A Fantastic Beast of a Film


I have to admit: when I walked into the theater to see the latest installment of the Harry Potter movies, “Fantastic Beasts and Where to Find Them,” I was a little concerned about the movie I was about to see. As a die-hard Potterhead, the mixed reviews of the movie that I’d heard from friends were enough to make me wish I could cast Protego to shield me (too soon for a spell joke?) from any storyline missteps.

By the time I emerged from the dark theater a couple hours later, however, I knew firmly where I stood: I was ready to cast the Accio charm to summon the rest of the “Fantastic Beasts” trilogy (I can’t stop with these references. I’m so happy Harry Potter is back.)

Set in New York 70 years before the popular “Harry Potter” books and films, “Fantastic Beasts and Where to Find Them” focuses on wizard Newt Scamander—picture a very young Charles Darwin with a wand—played with a heart-warming idealistic world view by Oscar-winner Eddie Redmayne. He brings along some magical beasts who cause some chaos in a Muggle bank, roping would-be bakery owner Jacob Kowalski (Dan Fogler) into a wild chase to hunt down the creatures. Caught in the act by magical investigator Porpentina Goldstein (Katherine Waterston), Scamander must evade American wizarding forces who want nothing to do with him or the gentle creatures he tries to protect. All in all, the movie is a nostalgic romp through 1920s New York and through J. K. Rowling’s incredible wizarding world.

That’s not to say that “Fantastic Beasts” is a perfect movie; it isn’t. The glossy metallic landscape shots are sometimes a bit gratuitous and there are about a half-dozen plot holes left by the time the credits rolled.

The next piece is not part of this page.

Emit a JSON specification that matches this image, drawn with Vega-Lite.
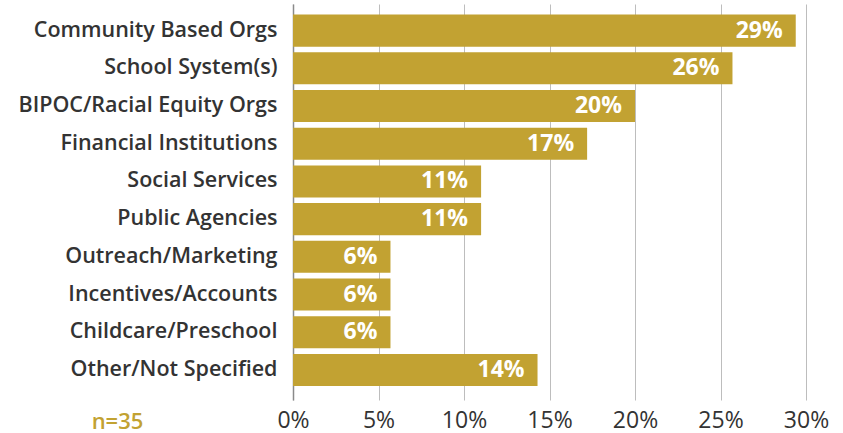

I would also have loved a couple more references to familiar Potter names, though there were shoutouts to Albus Dumbledore, already a magical grandpa 70 years before Harry’s storyline, and evil warlock Gellert Grindelwald, that slightly reaffirmed my knowledge of the magical world.

There was something about “Fantastic Beasts,” though, that really spoke to me. I’m not sure how to pinpoint Warner Brothers’ target audience—I’d guess anyone with a ticket—but in my heart of hearts, I know who the movie is meant for.

Those of us who grew up with Harry Potter—who used bathrobes as wizarding robes, who had at least one Hogwarts-themed birthday, or who got sorted on Pottermore, whether or not they agreed with the website’s final ruling (as a Slytherin, I’m still bitter over being sorted into Gryffindor).

“Fantastic Beasts” is ideal for those people. “Beasts” accesses its audience’s inner second-graders, perfectly content at giggling at people getting stuck in charmed suitcases and even more content to stare wide-eyed at the incredible CGI magical creatures.

“Beasts” is basically the wizarding movie for the millennial. Though Harry Potter certainly had tough times, Beasts” fully harnesses a gritty-dark vibe. Whether it’s with greyscale coloring or with themes approaching more adult than those in the original eight “Potter” films, “Beasts” is a children’s movie for young adults—the same young adults who grew up side-by-side with Harry.

Hopefully, the next four movies of the five-movie series continue to be this pleasantly surprising. After waiting five years since the last Harry Potter movie and nine years since the last book, the Potterheads truly deserve something as fantastic as this movie.